Chapter 5: Post-BERT Era

BERT (Bidirectional Encoder Representations from Transformers) has significantly impacted research in natural language processing (NLP) by introducing the concept of contextualized word embeddings and demonstrating the effectiveness of large-scale pretraining followed by fine-tuning on downstream tasks. Prior to BERT, models like Word2vec and fasttext generated static word embeddings that lacked context, limiting their ability to capture the nuances of language. BERT’s bidirectional approach to pretraining allowed it to capture rich contextual information, leading to substantial improvements in performance across a wide range of NLP tasks. Additionally, the widespread adoption of BERT sparked a new area of research known as “BERTology,” which focuses on understanding the inner workings of transformer-based models like BERT through empirical analysis, ablation studies, and probing experiments. This research has led to deeper insights into the mechanisms underlying these models and has inspired further innovations in model architectures, pre-training objectives, and fine-tuning strategies in NLP.

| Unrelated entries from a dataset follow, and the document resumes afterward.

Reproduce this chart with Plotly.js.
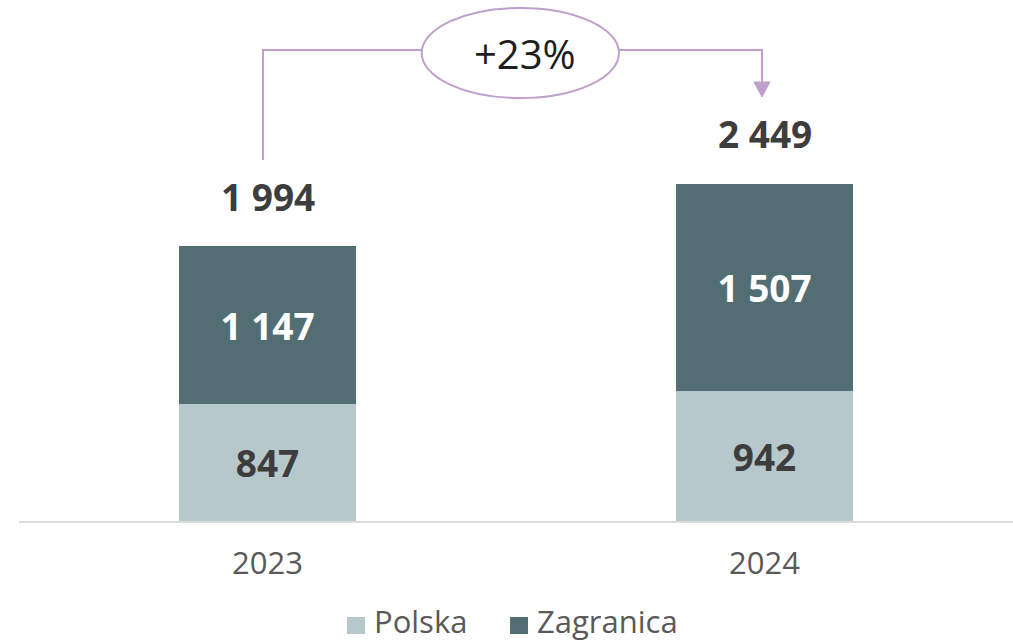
<!DOCTYPE html>
<html>
<head>
<meta charset="utf-8">
<script src="https://cdn.plot.ly/plotly-3.0.1.min.js"></script>
<style>html,body{margin:0;padding:0;background:#fff;}#chart{width:1013px;height:642px;}</style>
</head>
<body>
<div id="chart"></div>
<script>
const years = ['2023', '2024'];
const polska = [847, 942];
const zagranica = [1147, 1507];
const seriesNames = ['Polska', 'Zagranica'];
const seriesColors = ['#b6c8cc', '#526e73'];
const growthLabel = '+23%';

const FONT = 'Open Sans, Lato, sans-serif';
const totals = years.map((y, i) => polska[i] + zagranica[i]);

const traces = [
  {
    type: 'bar', name: seriesNames[0], x: years, y: polska,
    marker: {color: seriesColors[0]},
    texttemplate: '%{y:,}', textposition: 'inside', insidetextanchor: 'middle',
    textangle: 0,
    textfont: {family: FONT, size: 37, color: '#3d3d3d', weight: 700},
    hoverinfo: 'skip'
  },
  {
    type: 'bar', name: seriesNames[1], x: years, y: zagranica,
    marker: {color: seriesColors[1]},
    texttemplate: '%{y:,}', textposition: 'inside', insidetextanchor: 'middle',
    textangle: 0,
    textfont: {family: FONT, size: 37, color: '#ffffff', weight: 700},
    hoverinfo: 'skip'
  }
];

const purple = '#bf9fcb';
const annotations = years.map((y, i) => ({
  x: i, y: totals[i], xref: 'x', yref: 'y',
  text: totals[i].toLocaleString('en-US').replace(/,/g, ' '),
  showarrow: false, xanchor: 'center', yanchor: 'middle', yshift: 50,
  font: {family: FONT, size: 37, color: '#3d3d3d', weight: 700}
}));
annotations.push({
  x: 0.509, y: 0.898, xref: 'paper', yref: 'paper', text: growthLabel,
  showarrow: false, xanchor: 'center', yanchor: 'middle',
  font: {family: FONT, size: 40, color: '#1e1e1e'}
});

// custom legend (text)
const legendTextX = [0.3561, 0.5201];
seriesNames.forEach((n, k) => annotations.push({
  x: legendTextX[k], y: -0.1919, xref: 'paper', yref: 'paper', text: n,
  showarrow: false, xanchor: 'left', yanchor: 'middle', borderpad: 0,
  font: {family: FONT, size: 31, color: '#595959'}
}));

const shapes = [
  {type: 'path', xref: 'paper', yref: 'paper', path: 'M 0.2455 0.6929 L 0.2455 0.9040 L 0.4051 0.9040',
   line: {color: purple, width: 2}},
  {type: 'path', xref: 'paper', yref: 'paper', path: 'M 0.6036 0.9040 L 0.7475 0.9040 L 0.7475 0.8426',
   line: {color: purple, width: 2}},
  {type: 'path', xref: 'paper', yref: 'paper', path: 'M 0.7394 0.8426 L 0.7555 0.8426 L 0.7475 0.8138 Z',
   fillcolor: purple, line: {color: purple, width: 1}},
  {type: 'circle', xref: 'paper', yref: 'paper', x0: 0.4051, x1: 0.6036, y0: 0.8119, y1: 0.9846,
   line: {color: purple, width: 2}, fillcolor: 'rgba(0,0,0,0)'}
];
// custom legend (swatches)
const legendSwatchX = [0.3300, 0.4940];
seriesColors.forEach((c, k) => shapes.push({
  type: 'rect', xref: 'paper', yref: 'paper',
  x0: legendSwatchX[k], x1: legendSwatchX[k] + 0.0181, y0: -0.2169, y1: -0.1843,
  fillcolor: c, line: {width: 0}
}));

const layout = {
  width: 1013, height: 642,
  margin: {l: 19, r: 0, t: 0, b: 121},
  paper_bgcolor: '#ffffff', plot_bgcolor: '#ffffff',
  barmode: 'stack', bargap: 0.642,
  separators: '. ',
  showlegend: false,
  xaxis: {type: 'category', range: [-0.5, 1.5], showline: true, linecolor: '#dcdcdc', linewidth: 2,
          ticks: '', showgrid: false, zeroline: false, automargin: false,
          tickfont: {family: FONT, size: 31, color: '#595959'}, ticklabelstandoff: 14},
  yaxis: {range: [0, 3781], showgrid: false, zeroline: false, showticklabels: false,
          ticks: '', showline: false, automargin: false},
  annotations: annotations,
  shapes: shapes,
  font: {family: FONT}
};

Plotly.newPlot('chart', traces, layout, {displayModeBar: false, staticPlot: true});
</script>
</body>
</html>
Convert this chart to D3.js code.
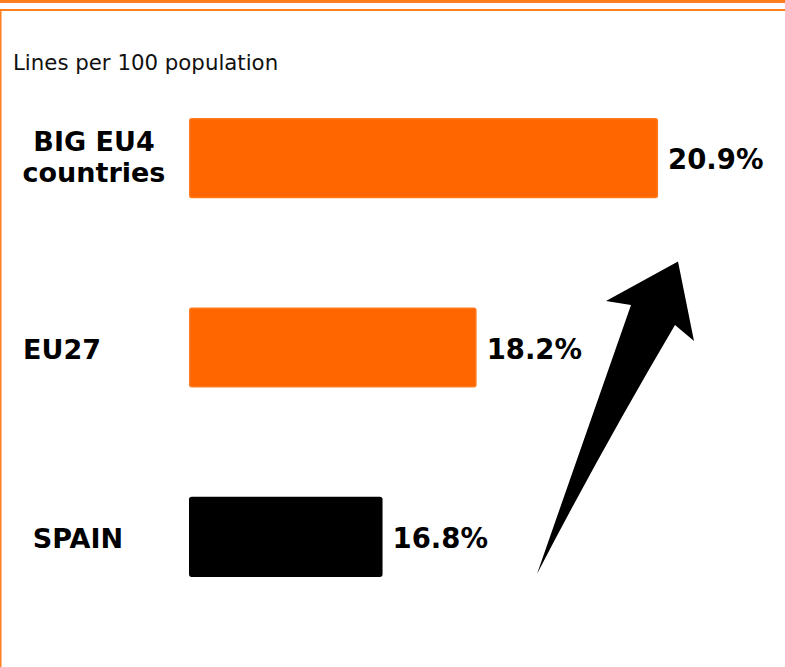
<!DOCTYPE html>
<html>
<head>
<meta charset="utf-8">
<script src="https://cdn.jsdelivr.net/npm/d3@7"></script>
<style>
  html, body { margin: 0; padding: 0; background: #fff; }
  svg { display: block; }
</style>
</head>
<body>
<svg id="chart" width="785" height="667"></svg>
<script>
// Fixed lines per 100 population
const categories = ["BIG EU4 countries", "EU27", "SPAIN"];
const categoryLines = [["BIG EU4", "countries"], ["EU27"], ["SPAIN"]];
const values = [20.9, 18.2, 16.8];
const valueLabels = ["20.9%", "18.2%", "16.8%"];
const barColors = ["#FF6600", "#FF6600", "#000000"];
const barStrokes = ["#FF7A1C", "#FF7A1C", "#000000"];
const subtitle = "Lines per 100 population";

// Horizontal placement of each category label (centre of the text)
const labelCentres = [94, 62, 78];

const W = 785, H = 667;
const orange = "#FF7F1F";
const font = "DejaVu Sans, Verdana, sans-serif";
const svg = d3.select("#chart");

// Frame: thick band on top, thin rule beneath, and a left rule
svg.append("rect").attr("x", 0).attr("y", 0).attr("width", W).attr("height", 3).attr("fill", orange);
svg.append("rect").attr("x", 0).attr("y", 9).attr("width", W).attr("height", 2).attr("fill", orange);
svg.append("rect").attr("x", 0).attr("y", 9).attr("width", 1.5).attr("height", H - 9).attr("fill", orange);

svg.append("text")
  .attr("x", 13).attr("y", 70)
  .attr("font-family", font)
  .attr("font-size", 21.3)
  .attr("fill", "#111")
  .text(subtitle);

// The value axis does not start at zero
const x0 = 13.92;
const x = d3.scaleLinear().domain([x0, 21]).range([189, 664.8]);
const y = d3.scaleBand().domain(categories).range([118 - 54.5, 577 + 54.5]).paddingInner(0.577).paddingOuter(0.2885);

const rows = svg.append("g").selectAll("g")
  .data(categories.map((c, i) => ({ c, i, v: values[i] })))
  .join("g");

rows.append("rect")
  .attr("x", x(x0) + 0.75)
  .attr("y", d => y(d.c) + 0.75)
  .attr("width", d => x(d.v) - x(x0) - 1.5)
  .attr("height", y.bandwidth() - 1.5)
  .attr("rx", 2)
  .attr("fill", d => barColors[d.i])
  .attr("stroke", d => barStrokes[d.i])
  .attr("stroke-width", 1.5);

rows.append("text")
  .attr("x", d => x(d.v) + 10)
  .attr("y", d => y(d.c) + y.bandwidth() / 2 + 11)
  .attr("font-family", font)
  .attr("font-weight", "bold")
  .attr("font-size", 27.5)
  .attr("fill", "#000")
  .text(d => valueLabels[d.i]);

rows.each(function(d) {
  const lines = categoryLines[d.i];
  const cy = y(d.c) + y.bandwidth() / 2;
  const lh = 31;
  const t = d3.select(this).append("text")
    .attr("text-anchor", "middle")
    .attr("font-family", font)
    .attr("font-weight", "bold")
    .attr("font-size", 27)
    .attr("fill", "#000");
  lines.forEach((ln, k) => {
    t.append("tspan")
      .attr("x", labelCentres[d.i])
      .attr("y", cy + 11 + (k - (lines.length - 1) / 2) * lh - (lines.length > 1 ? 3 : 0))
      .text(ln);
  });
});

// Upward trend arrow, from below the SPAIN bar to beside the top bar
const tail = [537, y("SPAIN") + y.bandwidth() - 3];
const tip = [678, y("EU27") - 46];
const p = d3.path();
p.moveTo(tail[0], tail[1]);
p.lineTo(631, 305);
p.lineTo(606, 301);
p.lineTo(tip[0], tip[1]);
p.lineTo(694, 341);
p.lineTo(675, 325);
p.quadraticCurveTo(603, 447, tail[0], tail[1]);
p.closePath();
svg.append("path").attr("d", p.toString()).attr("fill", "#000");
</script>
</body>
</html>
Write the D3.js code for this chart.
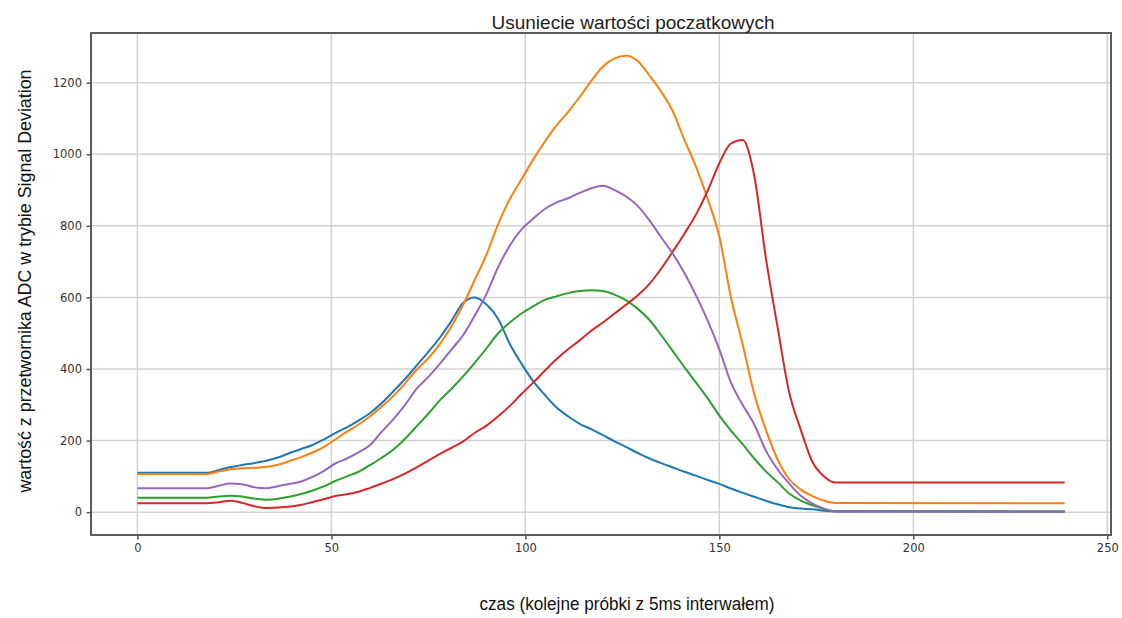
<!DOCTYPE html>
<html>
<head>
<meta charset="utf-8">
<script src="https://cdn.jsdelivr.net/npm/d3@7"></script>
<style>
  body { margin: 0; background: #fff; }
  .tick text { font-family: "DejaVu Sans", sans-serif; font-size: 11.5px; fill: #333; }
</style>
</head>
<body>
<div class="chart"></div>
<script>
// sample index (every 3rd sample, then end of run)
var czas = [0,3,6,9,12,15,18,21,24,27,30,33,36,39,42,45,48,51,54,57,60,63,66,69,72,75,78,81,84,87,
  90,93,96,99,102,105,108,111,114,117,120,123,126,129,132,135,138,141,144,147,150,153,156,159,162,165,
  168,171,174,177,180,239];

// values, one list per sensor
var seria1 = [110,110,110,110,110,110,110,118,126,132,137,143,152,164,176,187,203,221,237,256,277,305,338,372,410,448,488,535,585,600,
  580,540,470,415,366,328,293,268,247,232,215,198,182,165,150,137,125,113,102,90,79,66,54,43,32,22,
  14,10,8,4,2,2];
var seria2 = [107,107,107,107,107,107,107,114,120,123,124,126,132,142,153,166,182,203,225,245,268,295,325,360,398,430,470,520,580,650,
  720,805,875,930,985,1035,1080,1118,1160,1205,1245,1268,1275,1260,1220,1175,1120,1040,965,875,770,600,470,330,230,148,
  92,63,45,32,26,25];
var seria3 = [40,40,40,40,40,40,40,44,46,44,38,35,37,43,50,60,72,87,100,113,132,152,175,205,240,275,313,345,380,418,
  458,500,530,555,575,593,603,612,618,620,618,608,592,568,537,495,450,405,362,318,270,228,190,150,114,84,
  52,32,19,9,3,2];
var seria4 = [25,25,25,25,25,25,25,28,32,26,17,12,13,15,20,28,36,45,50,57,68,80,93,108,125,144,163,180,198,222,
  242,268,297,330,362,395,427,455,480,507,530,555,580,606,638,680,728,778,832,898,975,1030,1040,940,710,518,
  335,230,140,100,83,83];
var seria5 = [67,67,67,67,67,67,67,74,80,78,70,67,72,79,85,98,115,136,150,167,188,225,260,300,345,378,415,455,495,550,
  610,685,745,790,820,847,865,877,892,905,912,900,882,855,815,768,722,668,605,535,455,362,300,245,172,120,
  80,46,24,10,2,1];

var series = [seria1, seria2, seria3, seria4, seria5];
var colors = ["#1f77b4", "#ff7f0e", "#2ca02c", "#d62728", "#9467bd"];

var xTicks = [0, 50, 100, 150, 200, 250];
var yTicks = [0, 200, 400, 600, 800, 1000, 1200];

var width = 1122;
var height = 618;
var plot = {left: 91, right: 1111, top: 33, bottom: 535};

var svg = d3.select(".chart")
  .append("svg")
    .attr("width", width)
    .attr("height", height);

// matplotlib-like 5% padding around the data
var x = d3.scaleLinear()
  .domain([-11.95, 250.95])
  .range([plot.left, plot.right]);

var y = d3.scaleLinear()
  .domain([-63.75, 1338.75])
  .range([plot.bottom, plot.top]);

// grid
svg.append("g")
  .selectAll("line")
  .data(xTicks)
  .enter()
  .append("line")
    .attr("x1", d => x(d)).attr("x2", d => x(d))
    .attr("y1", plot.top).attr("y2", plot.bottom)
    .attr("stroke", "#d2d2d2")
    .attr("stroke-width", 1.5);

svg.append("g")
  .selectAll("line")
  .data(yTicks)
  .enter()
  .append("line")
    .attr("x1", plot.left).attr("x2", plot.right)
    .attr("y1", d => y(d)).attr("y2", d => y(d))
    .attr("stroke", "#d2d2d2")
    .attr("stroke-width", 1.5);

// lines
var line = d3.line()
  .x((d, i) => x(czas[i]))
  .y(d => y(d))
  .curve(d3.curveMonotoneX);

svg.append("g")
  .selectAll("path")
  .data(series)
  .enter()
  .append("path")
    .attr("d", line)
    .attr("fill", "none")
    .attr("stroke", (d, i) => colors[i])
    .attr("stroke-width", 2)
    .attr("stroke-linejoin", "round");

// axes
var xAxis = svg.append("g")
  .attr("transform", "translate(0," + plot.bottom + ")")
  .call(d3.axisBottom(x).tickValues(xTicks).tickFormat(d3.format("d")).tickSize(4.5).tickPadding(4.5));

var yAxis = svg.append("g")
  .attr("transform", "translate(" + plot.left + ",0)")
  .call(d3.axisLeft(y).tickValues(yTicks).tickFormat(d3.format("d")).tickSize(4.5).tickPadding(4.5));

[xAxis, yAxis].forEach(function(a) {
  a.select(".domain").remove();
  a.selectAll(".tick line").attr("stroke", "#555").attr("stroke-width", 1.5);
});

// frame
svg.append("rect")
  .attr("x", plot.left)
  .attr("y", plot.top)
  .attr("width", plot.right - plot.left)
  .attr("height", plot.bottom - plot.top)
  .attr("fill", "none")
  .attr("stroke", "#5a5a5a")
  .attr("stroke-width", 2);

// titles
svg.append("text")
  .attr("x", 633)
  .attr("y", 28.5)
  .attr("text-anchor", "middle")
  .style("font-family", "'Liberation Sans', Arial, sans-serif")
  .style("font-size", "19px")
  .style("fill", "#222")
  .text("Usuniecie wartości poczatkowych");

svg.append("text")
  .attr("x", 627)
  .attr("y", 610)
  .attr("text-anchor", "middle")
  .attr("textLength", 295)
  .attr("lengthAdjust", "spacingAndGlyphs")
  .style("font-family", "'Liberation Sans', Arial, sans-serif")
  .style("font-size", "17.5px")
  .style("fill", "#111")
  .text("czas (kolejne próbki z 5ms interwałem)");

svg.append("text")
  .attr("transform", "translate(31,281) rotate(-90)")
  .attr("text-anchor", "middle")
  .attr("textLength", 423)
  .attr("lengthAdjust", "spacingAndGlyphs")
  .style("font-family", "'Liberation Sans', Arial, sans-serif")
  .style("font-size", "18.5px")
  .style("fill", "#111")
  .text("wartość z przetwornika ADC w trybie Signal Deviation");
</script>
</body>
</html>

For RoBERTa (Robustly optimized BERT approach), the basic idea is to improve upon the BERT architecture by training on more data with longer sequences, removing the next sentence prediction (NSP) objective, and utilizing dynamic masking during pretraining to enhance robustness and performance. RoBERTa achieves this by pretraining on a larger corpus of text data with more training steps, larger batch sizes, and longer sequences compared to BERT. Additionally, it removes the NSP objective and employs dynamic masking, where masking patterns are dynamically sampled for each training instance, allowing the model to see different masked tokens across multiple epochs. This approach enhances the model’s ability to capture contextual information and improves performance on various natural language understanding tasks. As for ALBERT (A Lite BERT), the basic idea is to reduce the computational complexity of BERT while maintaining or improving performance by introducing parameter-sharing techniques and factorized embedding parameterization. ALBERT achieves this by factorizing the embedding parameters and sharing them across layers, reducing the number of parameters and computational cost. These innovations enable ALBERT to achieve similar or better performance than BERT while being more memory-efficient and scalable, making it suitable for a wider range of applications and deployment scenarios.

For model distillation, the basic idea is to transfer knowledge from a large, computationally expensive model (e.g., BERT) to a smaller, more efficient model (e.g., DistilBERT) by distilling the large model’s knowledge into the smaller one through a process called distillation. DistilBERT, as an example, achieves this by first pretraining a large BERT model on a large corpus of text data using standard pre-training objectives. Then, the knowledge learned by the large model is transferred to a smaller, distilled model, such as DistilBERT, by training the smaller model to mimic the behavior of the larger model. This is typically done by minimizing the discrepancy between the probability distributions of the predictions made by the large model and the distilled model on the same input data. During this process, unnecessary parameters and redundant information are discarded, resulting in a smaller and more efficient model while retaining much of the performance of the larger model. This allows for faster inference and deployment in resource-constrained environments without sacrificing much in terms of performance. DistilBERT, specifically, achieves a significant reduction in model size and computational cost compared to BERT while maintaining competitive performance across various NLP tasks.